La gran diferencia entre una palabra hablada y la misma escrita, estriba en cómo el subconsciente se acomoda o no al registro donde surge ésta, aceptando lo coloquial pero rechazando las secuencias impresas. La memoria juega un papel fundamental en esto; mientras que el lenguaje hablado fluye divergente sobre un tema cualquiera, el texto nos impone una visión oclusiva, cercada por la estructura temática de la narración. En una conversación, pronto olvidamos las palabras superfluas, pero no sucede igual con el lenguaje escrito, donde el término se transforma en un punto referente sobre el cual convergen todos aquellos que lo bordean.

En Hombres de maíz, del magistral Miguel Ángel Asturias, se describe la violación de una mujer usando para ello la fálica mazorca gramínea. El texto es tan poderoso y lacerante que conmueve sobremanera, y lo mejor es que el gran autor guatemalteco no emplea ningún término soez para tan brutal retrato.

Nuestro inigualable Francisco de Quevedo fue, sin duda, el más ácido crítico de todos los tiempos, con un estilo tan elegante que sorprende por su fascinante talento para usar los circunloquios.

Esa prosa barata y miserable que nos asalta ya con demasiada frecuencia, sólo nos resume la tosca inspiración de su autor y la mala manera de expresar la dudosa historia que trata de contarnos.

El empleo de registros léxicos debe cuidarse en extremo, pues no debemos olvidar que una sola palabra rabalera puede destrozar todo un parágrafo y por ende el capítulo completo.
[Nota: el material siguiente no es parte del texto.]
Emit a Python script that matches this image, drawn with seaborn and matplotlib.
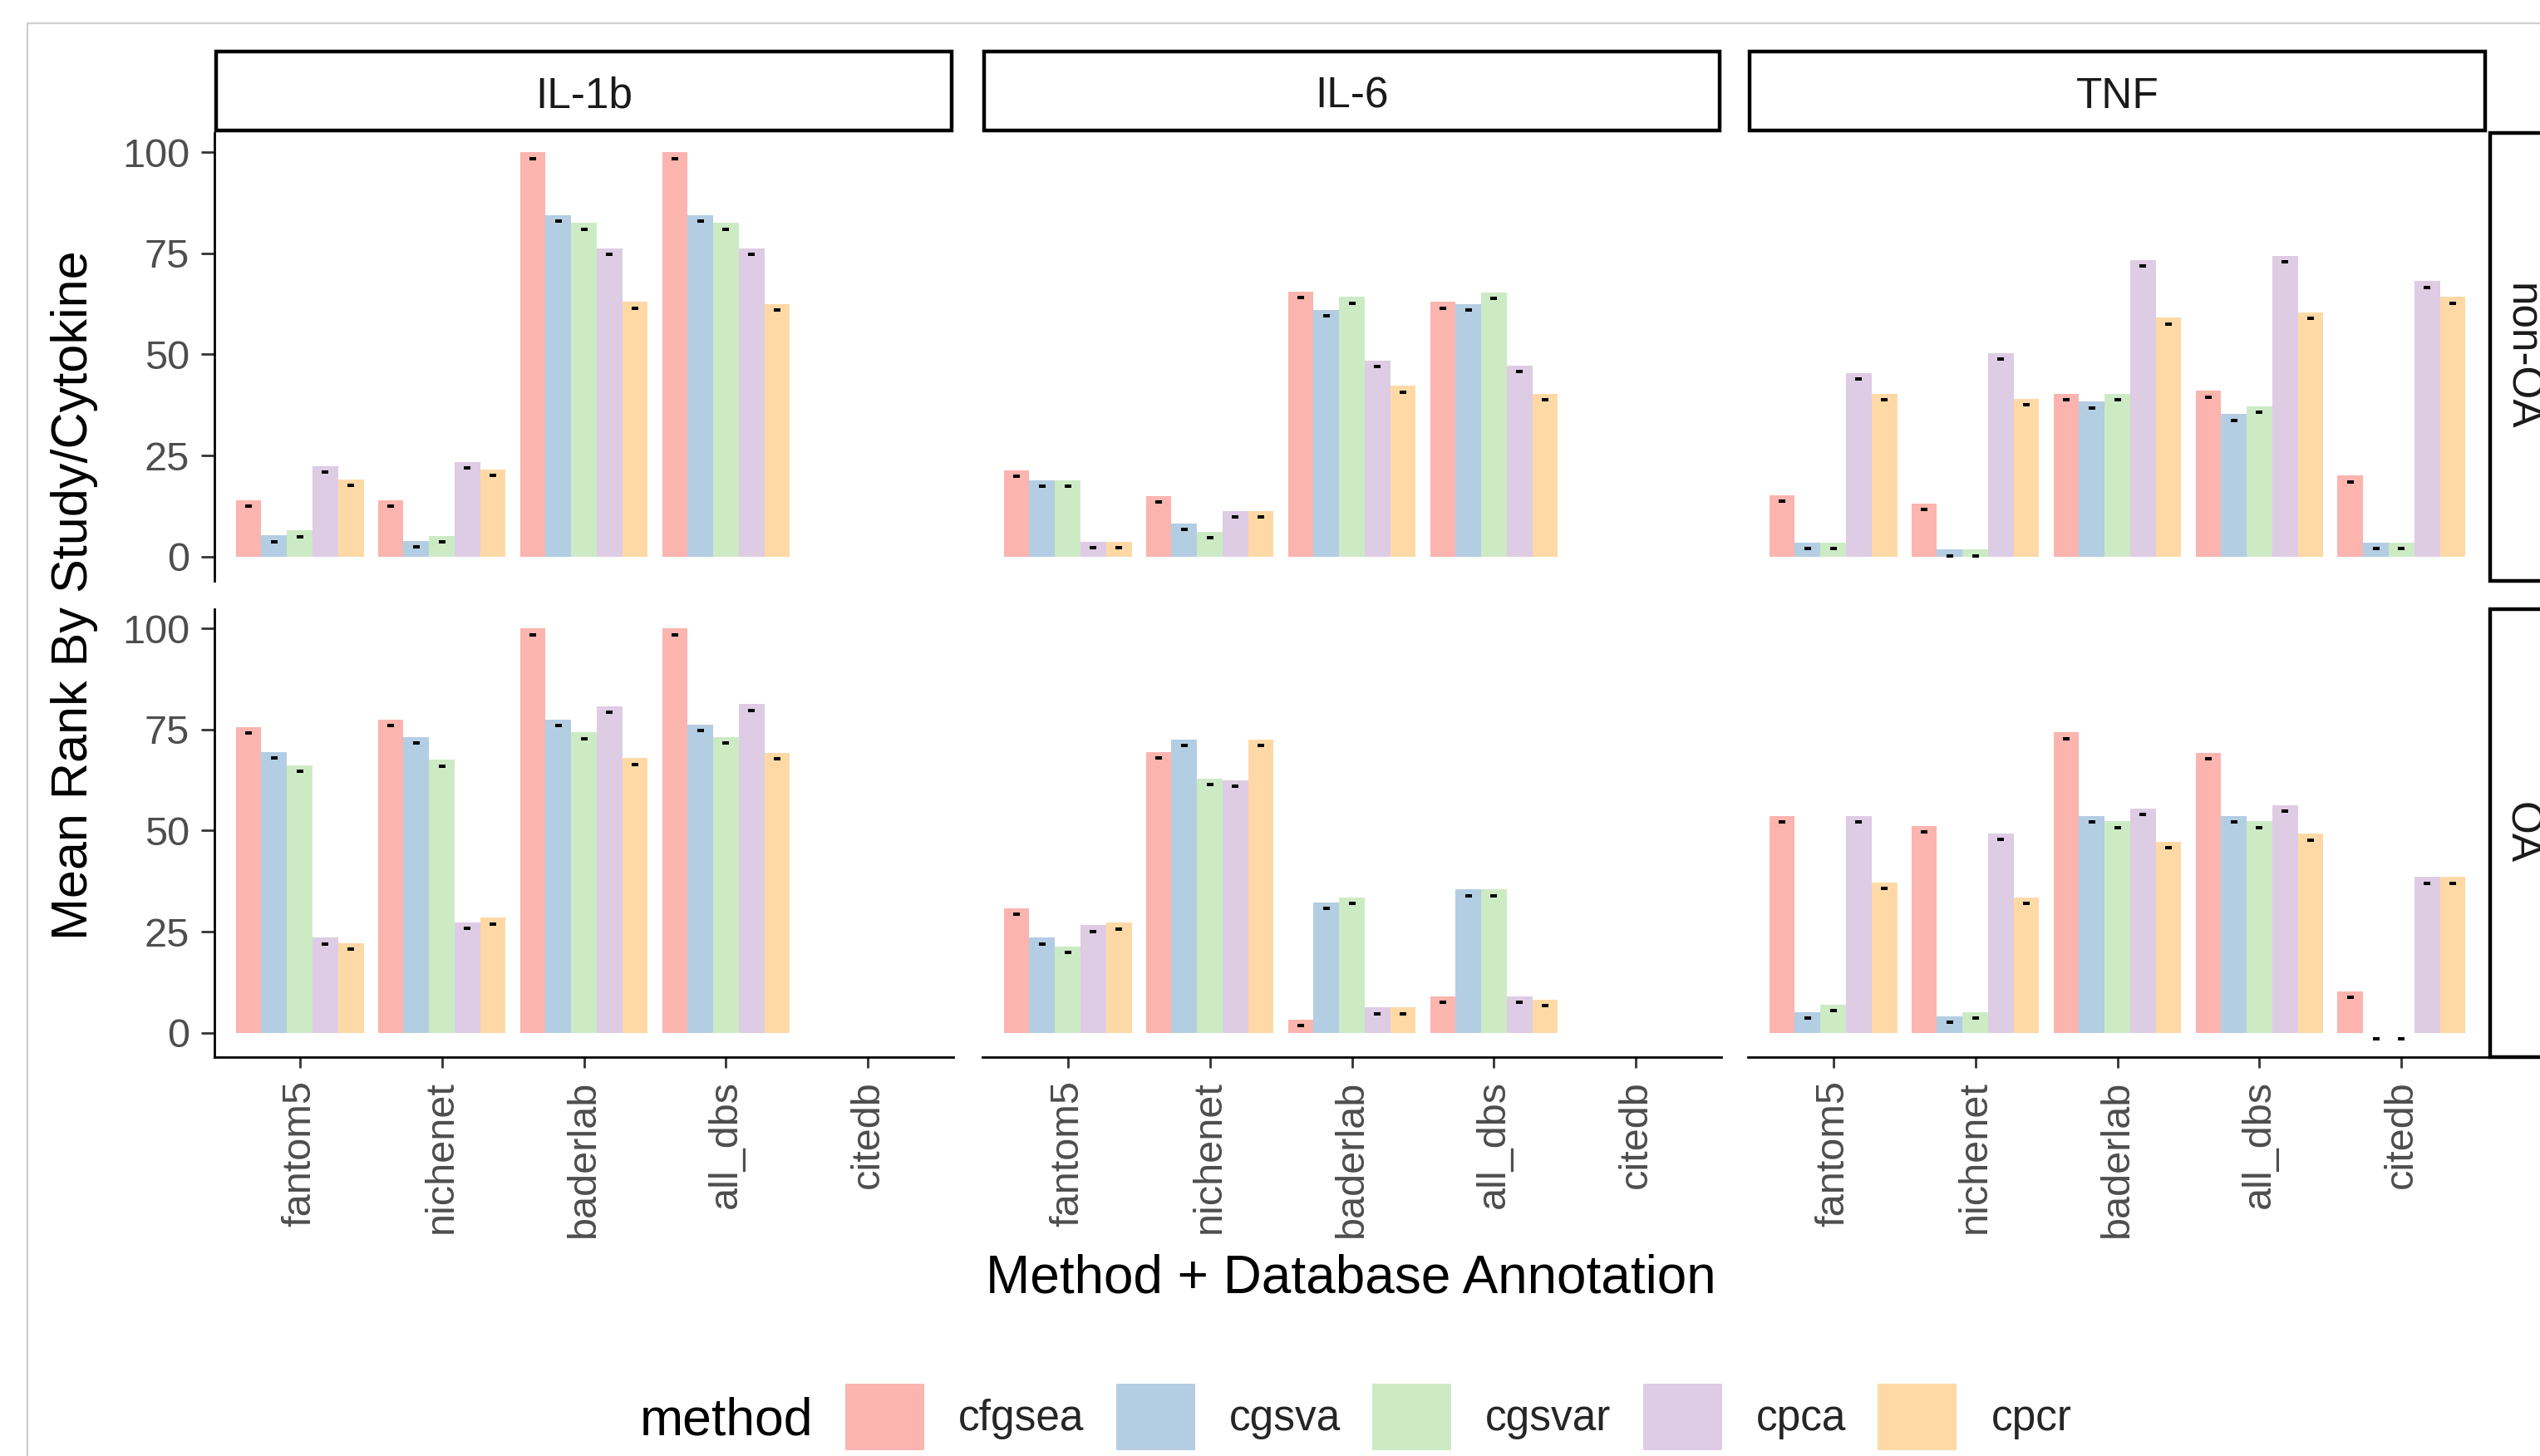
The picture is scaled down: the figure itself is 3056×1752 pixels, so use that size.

Evitar los vulgarismos es un buen ejercicio para expresar ideas sin que éstas se vean mancilladas por el léxico que las soporta. Los grandes maestros de la narrativa lo han demostrado durante muchos siglos. No queramos inventar nada nuevo con excrecencias del lenguaje que de otra parte delatan la mezquindad de su autor y para nada la originalidad de lo narrado. En el buen gusto reside la calidad del arte.